Review 2 by Giancarlo Guizzardi:

The main claim of the paper, namely, that "instead of solving interoperability problems we should make a big effort to avoid them" is certainly a very important research goal to be pursued. For this reason, I am happy to see a discussion addressing this topic in this inaugural issue. Exactly because of the importance of the topic, there are some issues in this particular presentation of the article that can be improved for clarification.

Firstly, I feel that the scope of the proposed solution should be better characterized in the presentation. The major reason for Interoperability problems comes from people committing to different conceptualizations which are not completely manifested via a representation (leading to the so-called "False Agreement Problem"). The point is that this problem can also appear in collective modeling if people falsely believe that they share the same conceptualization which is represented by a shared model (artifact). In other words, if the representation mechanism used to build this shared model is not expressive enough to make explicit the difference between ontological commitments, one can easily run into the false agreement problem even if the model is collectively constructed.

I understand that the page limit is insufficient to allow for an in depth discussion on the details of the proposal. However, in the current presentation, it is not easy to understand how the referred solution is distinct from existing centralized solutions in practice. Moreover, as previously mentioned, there are many serious semantic interoperability problems that can hardly be solved using only lightweight ontologies and fully automated derived mappings between them. In the end, the paper gives the impression that discussed solution focus more on Terminological Interoperability than on Semantic Interoperability.
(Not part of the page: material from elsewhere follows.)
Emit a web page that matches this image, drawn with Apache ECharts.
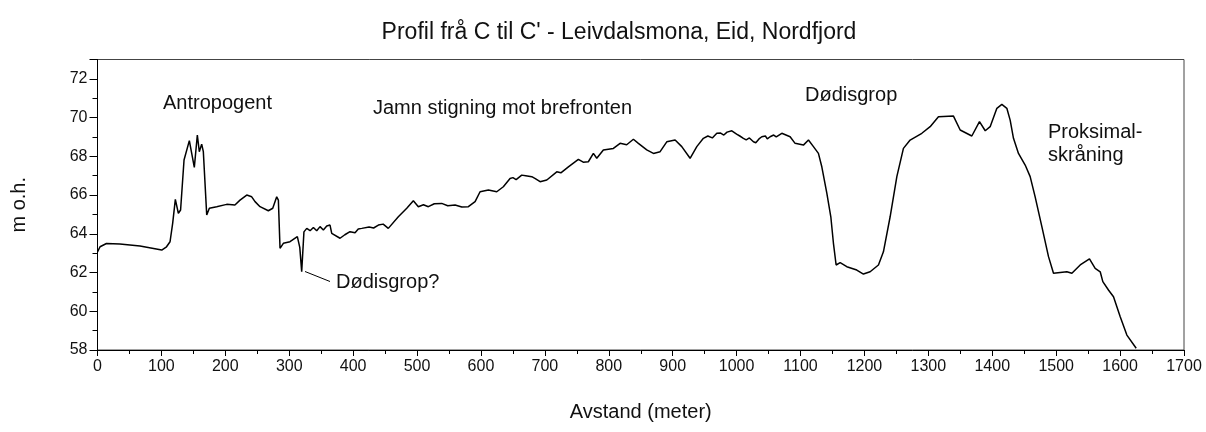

In page 3, when discussing the Ten Commandments, the author writes [commandment 1] "Add machine semantics. Start transforming thesauri into machine interpretable (lightweight) ontologies in order to boost their usage on the Semantic Web." In my opinion, the importance given to this commandment is exaggerated. For the sake of interoperability, it is much more important to have fully expressive reference models (perhaps lacking tractable machine processable semantics) than having shallow lightweight ontologies which are computationally interesting.
In the same paragraph commandments 4 and 5 are prescribed: "4) Reuse the others"™ work. 5) Maintain interoperability with the past and other ontologies. Otherwise benefits of collaboration are lost." We have a situation now in which many existing domain ontologies lack both expressivity and truthfulness regarding the underlying domain. In contrast, many of these ontologies tend to be strongly biased by computational and/or application-specific concerns. Building an interoperability model that aims at aggregating the "maximum common denominator" of all envisaged models can cause that all the unwanted biases present in these specific ontologies are imported to the shared model. This bottom-up approach for reference model construction is very common in metamodeling and it requires a very meticulous human intervention with the proper methodological tools so that it can be properly circumvented (something which in a sense is the opposite of complete automation). For this reason, I would hesitate to prescribe these as rules to be generally applied (as the term commandment suggests).

Regarding your list: Why does 6) keep funding agencies happy? Should this be what drives research? ad 7) The question is how to integrate them!

Overall this is a good paper, maybe you could be a bit more generic in your conclusions and the overall vision.

There are several language problems that should be fixed:
p1: "link their own content"; "as suggested by the CIDOC CRM or FRBR..."; "on the web scale in the Linked Data..."??; "more semantic confusion"; "to study." missing space afterwards;
p2: "hearth" should be "heart"; "vocabularies can be aligned";
p3: "4) Reuse others'..."; "idea is to provide"; "systems through REST"; "raising from"; "is production use"??;
p4: "from tens of memory"??; "only over time";



Very interesting work. IMO, it goes well together with Christoph Schlieder's and probably also my vision statement. The three statements focus on related topics but each argues from a different perspective. I am especially interested in the points (2) and (7) in the guidelines presented on page 3. Both are among the key reasons for semantic heterogeneity and, hence, for later interoperability issues.

Your main argument seems to be to focus more on the collaborative/social creation and sharing of ontologies in the first place. This will reduce the necessity to construct mappings or even translate between ontologies later on. While I agree with this argumentation, it leads to at least three interesting challenges:

(1) I like the idea of collaborative ontology development and of involving users and domain experts in this process as early as possible. However, from own experience in creating ontologies and working with domain experts it turns out that there is a huge gap between the conceptualizations of the user, the domain expert, and the ontology engineer - in fact, they do not speak a common language even if they use the same terms. For instance, the users of a system have a naive understanding of the used terms and real-world processes compared to the domain experts. A classical example are Public Participation GIS or involving citizens in urban planning in general. Additionally, how can the users and experts understand and judge whether the final ontology implemented by a computer scientist reflects their initial conceptualizations? We addressed this problem by extending METHONTOLOGY with similarity rankings as common language and tried to measure how much the conceptualizations from the domain experts differ compared with the results of the implemented ontology. While this turned out to be a useful starting point the issue is much more complex and a very interesting field for future work. What was your experience in the projects so far?

(2) Conceptualizations evolve in space and time. What kind of ontology evolution methodologies should be used and how to version top-level ontologies like FinnONTO? Will this lead to interoperability problems on the long term and finally require ontology matching again? You write that ontologies can be aligned to FinnONTO during their creation. Is this always a alignment in terms of establishing GCI axioms or do you also support semantic annotation?

(3) How to ensure that the top level ontologies are general enough not to exclude local definitions without being over general and hence meaningless (in their task to restrict the interpretation of data)? What role does ontology modularization play in this context?